2008 · Kelly Reichardt
A reading · through the lens of theory
Kelly Reichardt's Wendy and Lucy operates almost entirely in the register of the time-image: Michelle Williams's Wendy is not an agent who drives events but a seer who absorbs them, and the film's grammar — Sam Levy's nearly static medium shots held at distance across parking lots and rail yards — makes this visible as a formal choice. When Wendy is told her car will cost more to fix than she has, she does not scheme or pivot; she makes small calculations in a notebook, and Reichardt holds on the arithmetic until the shot itself becomes a portrait of impotence. This is the currency of opsigns & sonsigns: pure optical-sound situations from which no sensory-motor response can emerge, only the accumulated weight of looking.

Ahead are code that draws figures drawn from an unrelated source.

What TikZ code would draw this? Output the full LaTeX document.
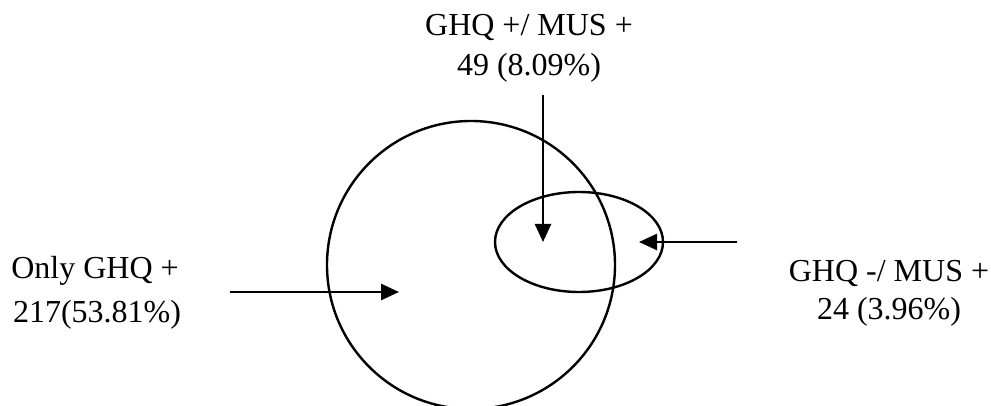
\documentclass[tikz,border=0pt]{standalone}
\usepackage{fontspec}
\setmainfont{Liberation Serif}
\usetikzlibrary{arrows.meta}
\begin{document}
\begin{tikzpicture}[x=1pt,y=-1pt,
  lbl/.style={anchor=base,inner sep=0pt,font=\fontsize{32}{38}\selectfont},
  shapeline/.style={line width=2.4pt},
  pointer/.style={line width=2.6pt,-{Triangle[length=18pt,width=16pt]}}]
\useasboundingbox (0,0) rectangle (991,406);
\clip (0,0) rectangle (991,406);
% sets
\draw[shapeline] (471,265) circle[radius=144pt];
\draw[shapeline] (579,242) ellipse[x radius=84pt,y radius=50pt];
% labels
\node[lbl] (onlyA) at (95,279) {Only GHQ +};
\node[lbl] (onlyB) at (97,322) {217(53.81\%)};
\node[lbl] (bothA) at (529,36) {GHQ +/ MUS +};
\node[lbl] (bothB) at (529,76) {49 (8.09\%)};
\node[lbl] (musA) at (889,281) {GHQ -/ MUS +};
\node[lbl] (musB) at (889,319) {24 (3.96\%)};
% arrow ends
\coordinate (s1) at (230,292);
\coordinate (t1) at (399,292);
\coordinate (s2) at (543,95);
\coordinate (t2) at (543,242);
\coordinate (s3) at (737,242);
\coordinate (t3) at (639,242);
\draw[pointer] (s1) -- (t1);
\draw[pointer] (s2) -- (t2);
\draw[pointer] (s3) -- (t3);
\end{tikzpicture}
\end{document}
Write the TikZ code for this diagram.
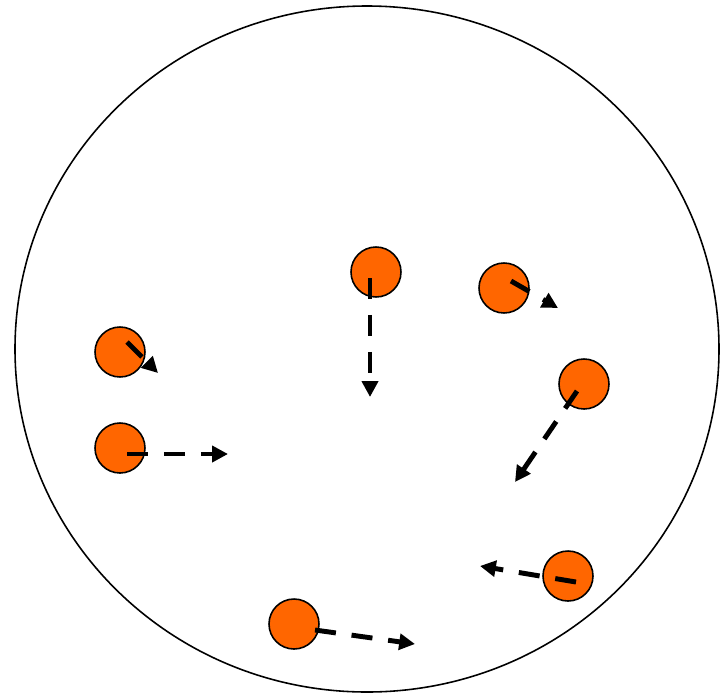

The spaces Wendy moves through — rail yard, supermarket back lot, fluorescent-lit laundromat — are exemplary any-space-whatever: severed from community, indifferent to their occupant, the same parking-lot non-place whether you can afford to leave or not. Levy's compositions consistently push Wendy toward the frame's edge, small against an architecture that simply does not acknowledge her. The lineage here runs directly through Umberto D.: Reichardt inherits De Sica's specific discovery that a destitute protagonist's bond with a dog carries more emotional force than any plot mechanism, and she adopts his discipline of withholding — no score lifts the scene where Wendy surrenders Lucy to the shelter, because, as in De Sica, the duration of the shot is the feeling.